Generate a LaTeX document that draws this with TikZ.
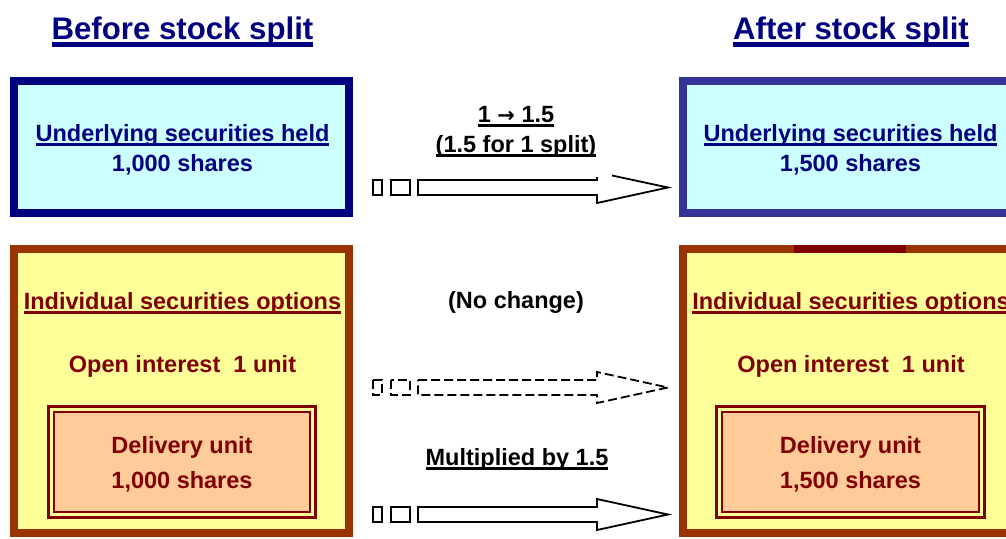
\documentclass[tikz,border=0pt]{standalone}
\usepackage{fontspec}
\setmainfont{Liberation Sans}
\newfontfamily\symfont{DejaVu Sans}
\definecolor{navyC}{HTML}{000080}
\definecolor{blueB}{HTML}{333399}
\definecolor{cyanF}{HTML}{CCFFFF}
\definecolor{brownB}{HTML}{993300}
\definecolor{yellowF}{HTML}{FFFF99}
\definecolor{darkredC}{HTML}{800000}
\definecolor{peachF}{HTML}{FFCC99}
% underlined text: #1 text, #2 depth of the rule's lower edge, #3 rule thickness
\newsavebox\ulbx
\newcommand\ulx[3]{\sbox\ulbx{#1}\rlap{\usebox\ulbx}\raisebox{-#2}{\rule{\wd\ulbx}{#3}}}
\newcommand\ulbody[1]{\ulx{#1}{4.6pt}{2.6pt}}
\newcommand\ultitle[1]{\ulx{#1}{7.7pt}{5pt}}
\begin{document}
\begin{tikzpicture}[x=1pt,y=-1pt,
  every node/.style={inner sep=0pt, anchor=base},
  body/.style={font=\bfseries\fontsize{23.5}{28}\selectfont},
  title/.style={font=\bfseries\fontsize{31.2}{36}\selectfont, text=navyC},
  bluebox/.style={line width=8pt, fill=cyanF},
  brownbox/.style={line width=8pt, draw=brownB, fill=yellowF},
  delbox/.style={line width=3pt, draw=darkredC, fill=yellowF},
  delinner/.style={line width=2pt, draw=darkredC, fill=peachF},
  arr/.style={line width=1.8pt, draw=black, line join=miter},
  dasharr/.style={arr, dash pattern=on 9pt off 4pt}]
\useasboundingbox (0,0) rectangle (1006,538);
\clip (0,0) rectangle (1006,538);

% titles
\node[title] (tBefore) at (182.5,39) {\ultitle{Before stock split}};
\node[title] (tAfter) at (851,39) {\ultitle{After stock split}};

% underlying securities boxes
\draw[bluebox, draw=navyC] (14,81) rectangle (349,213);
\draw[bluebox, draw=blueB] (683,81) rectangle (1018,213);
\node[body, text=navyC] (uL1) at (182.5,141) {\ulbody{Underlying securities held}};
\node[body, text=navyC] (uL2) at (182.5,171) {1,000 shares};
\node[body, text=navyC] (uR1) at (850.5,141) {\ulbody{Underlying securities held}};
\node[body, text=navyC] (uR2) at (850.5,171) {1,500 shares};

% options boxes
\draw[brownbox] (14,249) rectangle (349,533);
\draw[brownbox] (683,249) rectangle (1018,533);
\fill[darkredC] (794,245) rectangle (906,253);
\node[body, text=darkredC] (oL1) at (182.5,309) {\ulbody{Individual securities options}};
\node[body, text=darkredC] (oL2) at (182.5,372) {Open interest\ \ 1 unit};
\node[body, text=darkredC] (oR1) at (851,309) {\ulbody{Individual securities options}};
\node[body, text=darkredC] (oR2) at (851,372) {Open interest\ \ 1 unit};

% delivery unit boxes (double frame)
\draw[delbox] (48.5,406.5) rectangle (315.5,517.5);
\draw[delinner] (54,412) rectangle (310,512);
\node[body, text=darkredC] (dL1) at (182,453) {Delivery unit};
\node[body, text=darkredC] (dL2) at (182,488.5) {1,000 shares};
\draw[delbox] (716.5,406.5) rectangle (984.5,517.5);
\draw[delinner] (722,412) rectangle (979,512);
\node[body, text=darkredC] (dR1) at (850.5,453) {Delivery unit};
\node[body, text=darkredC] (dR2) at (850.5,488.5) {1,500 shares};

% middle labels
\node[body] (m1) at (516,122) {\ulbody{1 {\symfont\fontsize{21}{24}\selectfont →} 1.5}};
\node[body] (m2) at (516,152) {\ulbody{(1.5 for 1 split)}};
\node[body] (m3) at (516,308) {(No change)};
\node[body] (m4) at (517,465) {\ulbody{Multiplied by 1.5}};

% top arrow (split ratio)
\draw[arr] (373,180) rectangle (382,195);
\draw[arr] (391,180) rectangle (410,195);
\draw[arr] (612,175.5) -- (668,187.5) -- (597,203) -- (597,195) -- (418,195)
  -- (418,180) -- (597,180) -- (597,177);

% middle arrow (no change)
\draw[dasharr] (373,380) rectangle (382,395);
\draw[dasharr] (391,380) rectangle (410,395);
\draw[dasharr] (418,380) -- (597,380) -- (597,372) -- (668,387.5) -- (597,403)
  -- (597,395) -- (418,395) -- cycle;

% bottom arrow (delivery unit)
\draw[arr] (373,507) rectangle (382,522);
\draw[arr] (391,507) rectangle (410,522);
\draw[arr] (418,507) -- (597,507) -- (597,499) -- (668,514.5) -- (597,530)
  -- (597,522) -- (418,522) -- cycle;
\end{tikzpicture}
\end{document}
——
- [Exercise objective]:
Begin at the top of the material above and output each line exactly, stopping after the line that holds "(tAfter) at (851,39)". Leave out pictures.

- [Written answer]:
Generate a LaTeX document that draws this with TikZ.
\documentclass[tikz,border=0pt]{standalone}
\usepackage{fontspec}
\setmainfont{Liberation Sans}
\newfontfamily\symfont{DejaVu Sans}
\definecolor{navyC}{HTML}{000080}
\definecolor{blueB}{HTML}{333399}
\definecolor{cyanF}{HTML}{CCFFFF}
\definecolor{brownB}{HTML}{993300}
\definecolor{yellowF}{HTML}{FFFF99}
\definecolor{darkredC}{HTML}{800000}
\definecolor{peachF}{HTML}{FFCC99}
% underlined text: #1 text, #2 depth of the rule's lower edge, #3 rule thickness
\newsavebox\ulbx
\newcommand\ulx[3]{\sbox\ulbx{#1}\rlap{\usebox\ulbx}\raisebox{-#2}{\rule{\wd\ulbx}{#3}}}
\newcommand\ulbody[1]{\ulx{#1}{4.6pt}{2.6pt}}
\newcommand\ultitle[1]{\ulx{#1}{7.7pt}{5pt}}
\begin{document}
\begin{tikzpicture}[x=1pt,y=-1pt,
  every node/.style={inner sep=0pt, anchor=base},
  body/.style={font=\bfseries\fontsize{23.5}{28}\selectfont},
  title/.style={font=\bfseries\fontsize{31.2}{36}\selectfont, text=navyC},
  bluebox/.style={line width=8pt, fill=cyanF},
  brownbox/.style={line width=8pt, draw=brownB, fill=yellowF},
  delbox/.style={line width=3pt, draw=darkredC, fill=yellowF},
  delinner/.style={line width=2pt, draw=darkredC, fill=peachF},
  arr/.style={line width=1.8pt, draw=black, line join=miter},
  dasharr/.style={arr, dash pattern=on 9pt off 4pt}]
\useasboundingbox (0,0) rectangle (1006,538);
\clip (0,0) rectangle (1006,538);

% titles
\node[title] (tBefore) at (182.5,39) {\ultitle{Before stock split}};
\node[title] (tAfter) at (851,39) {\ultitle{After stock split}};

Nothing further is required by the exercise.